Im Fall der Erhebung einer außerordentlichen Revision obliegt es gemäß § 28 Abs. 3 VwGG dem Revisionswerber, gesondert jene Gründe in hinreichend konkreter Weise anzuführen, aus denen entgegen dem Ausspruch des Verwaltungsgerichtes die Revision für zulässig erachtet wird. Da der Verwaltungsgerichtshof gemäß § 34 Abs. 1a zweiter Satz VwGG die Zulässigkeit einer außerordentlichen Revision iSd Art. 133 Abs. 4 B-VG (nur) im Rahmen der dafür in der Revision (gemäß § 28 Abs. 3 VwGG gesondert) vorgebrachten Gründe zu überprüfen hat, ist er weder verpflichtet, solche anhand der übrigen Revisionsausführungen gleichsam zu suchen, noch berechtigt, von Amts wegen erkannte Gründe, die zur Zulässigkeit der Revision hätten führen können, aufzugreifen. Dementsprechend erfolgt nach der Rechtsprechung die Beurteilung der Zulässigkeit der Revision durch den Verwaltungsgerichtshof ausschließlich anhand des Vorbringens in der Zulassungsbegründung (vgl. den hg. Beschluss vom 6. Oktober 2015, Ra 2015/20/0207, mwN).

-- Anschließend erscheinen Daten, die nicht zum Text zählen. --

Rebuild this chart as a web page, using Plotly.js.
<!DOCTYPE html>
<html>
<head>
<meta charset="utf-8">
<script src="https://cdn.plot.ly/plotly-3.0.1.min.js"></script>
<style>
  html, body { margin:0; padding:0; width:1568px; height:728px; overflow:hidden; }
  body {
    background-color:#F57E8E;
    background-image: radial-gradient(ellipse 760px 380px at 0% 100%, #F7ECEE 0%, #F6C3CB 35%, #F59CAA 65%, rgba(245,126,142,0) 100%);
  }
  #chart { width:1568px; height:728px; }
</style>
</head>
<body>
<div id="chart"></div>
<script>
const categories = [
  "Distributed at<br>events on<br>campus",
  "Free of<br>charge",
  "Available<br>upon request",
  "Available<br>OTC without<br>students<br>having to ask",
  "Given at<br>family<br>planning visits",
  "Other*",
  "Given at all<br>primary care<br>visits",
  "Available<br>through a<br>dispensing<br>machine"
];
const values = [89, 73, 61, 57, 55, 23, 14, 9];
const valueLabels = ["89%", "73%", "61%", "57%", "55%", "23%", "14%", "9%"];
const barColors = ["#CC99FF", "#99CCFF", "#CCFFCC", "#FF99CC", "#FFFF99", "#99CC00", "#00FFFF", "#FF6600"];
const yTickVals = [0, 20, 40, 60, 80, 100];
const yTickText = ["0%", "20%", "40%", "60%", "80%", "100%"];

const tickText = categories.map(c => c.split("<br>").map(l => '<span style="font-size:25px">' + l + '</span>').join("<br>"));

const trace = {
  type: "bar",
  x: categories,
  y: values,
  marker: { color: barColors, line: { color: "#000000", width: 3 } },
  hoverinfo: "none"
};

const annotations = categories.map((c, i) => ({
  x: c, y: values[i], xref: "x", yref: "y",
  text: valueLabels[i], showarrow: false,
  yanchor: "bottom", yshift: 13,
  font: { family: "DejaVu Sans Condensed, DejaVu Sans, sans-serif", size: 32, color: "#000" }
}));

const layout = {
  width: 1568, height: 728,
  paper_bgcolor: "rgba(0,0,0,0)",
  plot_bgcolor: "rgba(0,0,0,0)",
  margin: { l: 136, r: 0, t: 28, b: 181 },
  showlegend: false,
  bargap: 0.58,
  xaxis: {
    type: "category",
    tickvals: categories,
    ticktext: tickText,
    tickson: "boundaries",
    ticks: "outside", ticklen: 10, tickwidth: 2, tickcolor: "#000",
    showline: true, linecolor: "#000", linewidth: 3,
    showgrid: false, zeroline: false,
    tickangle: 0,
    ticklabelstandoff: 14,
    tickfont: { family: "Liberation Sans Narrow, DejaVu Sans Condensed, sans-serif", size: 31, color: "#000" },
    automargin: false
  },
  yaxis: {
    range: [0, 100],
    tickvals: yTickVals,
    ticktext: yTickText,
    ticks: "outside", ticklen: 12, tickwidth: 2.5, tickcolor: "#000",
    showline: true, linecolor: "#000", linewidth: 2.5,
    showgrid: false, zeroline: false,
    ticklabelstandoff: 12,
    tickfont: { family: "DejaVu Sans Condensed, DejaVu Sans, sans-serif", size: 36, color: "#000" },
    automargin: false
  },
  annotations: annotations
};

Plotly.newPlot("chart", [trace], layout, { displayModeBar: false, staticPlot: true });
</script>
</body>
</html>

In der Revision wird vorgebracht, dass eine grundsätzliche Bedeutung der zu lösenden Rechtsfrage vorliege, weil im Anlassfall geklärt werden müsse, ob bei nachweislichen Menschenrechtsverletzungen das Selbsteintrittsrecht der Republik Österreich ausgeübt werden müsse.

Der Verwaltungsgerichtshof erkennt in ständiger Rechtsprechung und in Übereinstimmung mit dem Verfassungsgerichtshof, dass die grundrechtskonforme Interpretation des AsylG 2005 eine Bedachtnahme auf die - in Österreich im Verfassungsrang stehenden - Bestimmungen der EMRK notwendig macht. Die Asylbehörden müssen daher bei Entscheidungen nach § 5 AsylG 2005 auch Art. 3 EMRK berücksichtigen und bei einer drohenden Verletzung dieser Vorschrift das im Dublin-System vorgesehene Selbsteintrittsrecht ausüben (vgl. das hg. Erkenntnis vom 8. September 2015, Ra 2015/18/0113, mwN).

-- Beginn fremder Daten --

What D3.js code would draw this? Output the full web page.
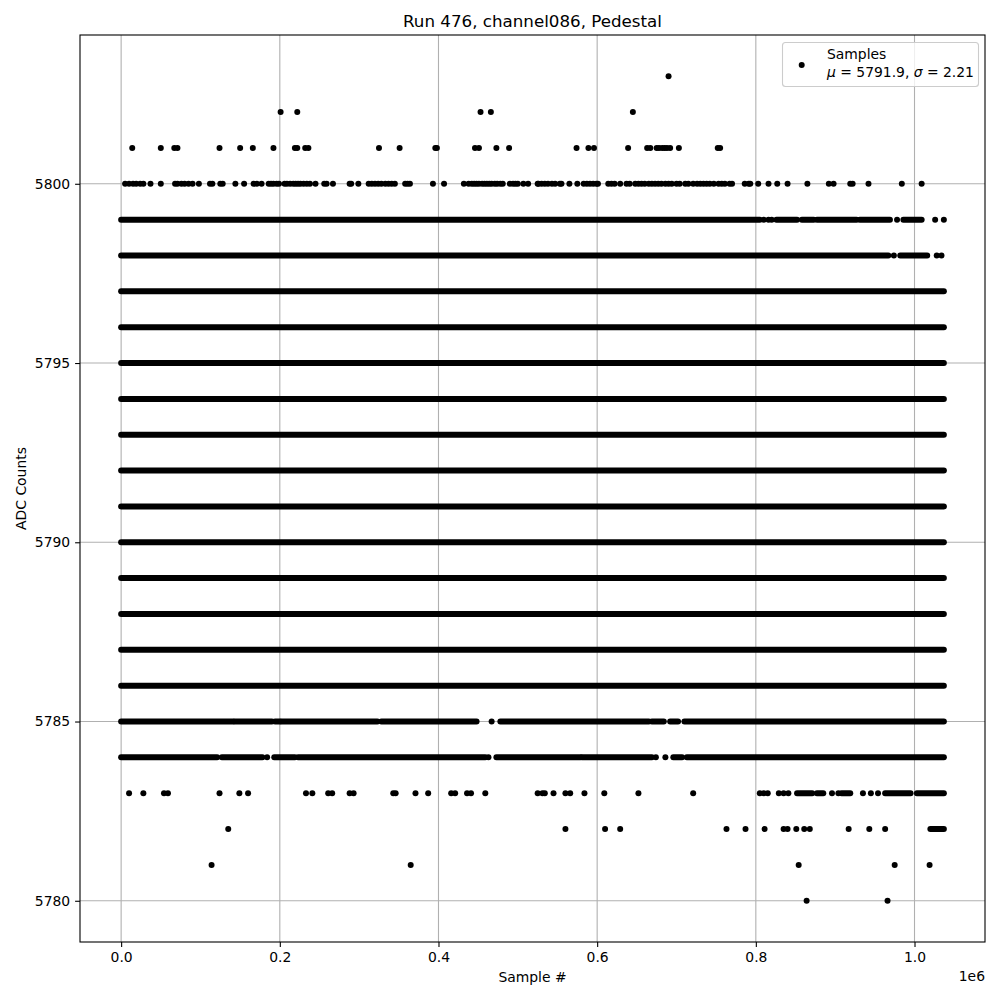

Der Verwaltungsgerichtshof hat auch bereits erkannt, dass bezogen auf Fälle, die der Dublin-Verordnung unterliegen, in jedem Einzelfall zu beurteilen ist, ob die Überstellung eines Asylwerbers in einen anderen - zuständigen - Mitgliedstaat der Europäischen Union zulässig ist. Dabei ist die Frage, ob dieser Staat als "sicher" angesehen werden kann, vorrangig eine Tatsachenfrage, die nicht vom Verwaltungsgerichtshof zu lösen ist. Die Beurteilung, ob die festgestellten Mängel im Zielstaat die Sicherheitsvermutung widerlegen und einer Überstellung des Asylwerbers unter Bedachtnahme auf die EMRK und die GRC entgegenstehen, ist hingegen eine - unter den Voraussetzungen des Art. 133 Abs. 4 B-VG - revisible Rechtsfrage. Es liegt allerdings bereits Rechtsprechung des Verwaltungsgerichtshofes dazu vor, wie die Sicherheitsvermutung des § 5 Abs. 3 AsylG 2005 auszulegen ist und unter welchen Voraussetzungen Österreich von seinem Selbsteintrittsrecht Gebrauch machen muss (vgl. den hg. Beschluss vom 16. Dezember 2014, Ra 2014/19/0115, mwN, sowie jüngst das bereits zitierte hg. Erkenntnis vom 8. September 2015).

Der Revisionswerber legt in der Revision nicht dar, welche Rechtsfrage von grundsätzlicher Bedeutung im Sinn des Art. 133 Abs. 4 B-VG im gegenständlichen Revisionsverfahren zu lösen wäre. Es wird nicht konkret aufgezeigt, dass und von welcher Rechtsprechung des Verwaltungsgerichtshofes das angefochtene Erkenntnis abgewichen sein soll, wenn es zum Ergebnis kommt, dass dem Revisionswerber keine reale Verletzung von Art. 3 EMRK drohe (vgl. den hg. Beschluss vom 21. August 2014, Ra 2014/18/0003). Es wird auch keine Rechtsfrage angesprochen, zu der hg. Rechtsprechung fehlt oder die in dieser nicht einheitlich beantwortet wird (vgl. den Beschluss vom 2. September 2015, Ra 2015/20/0023).

In der Revision werden somit keine Rechtsfragen aufgeworfen, denen im Sinn des Art. 133 Abs. 4 B-VG grundsätzliche Bedeutung zukäme. Die Revision war daher zurückzuweisen.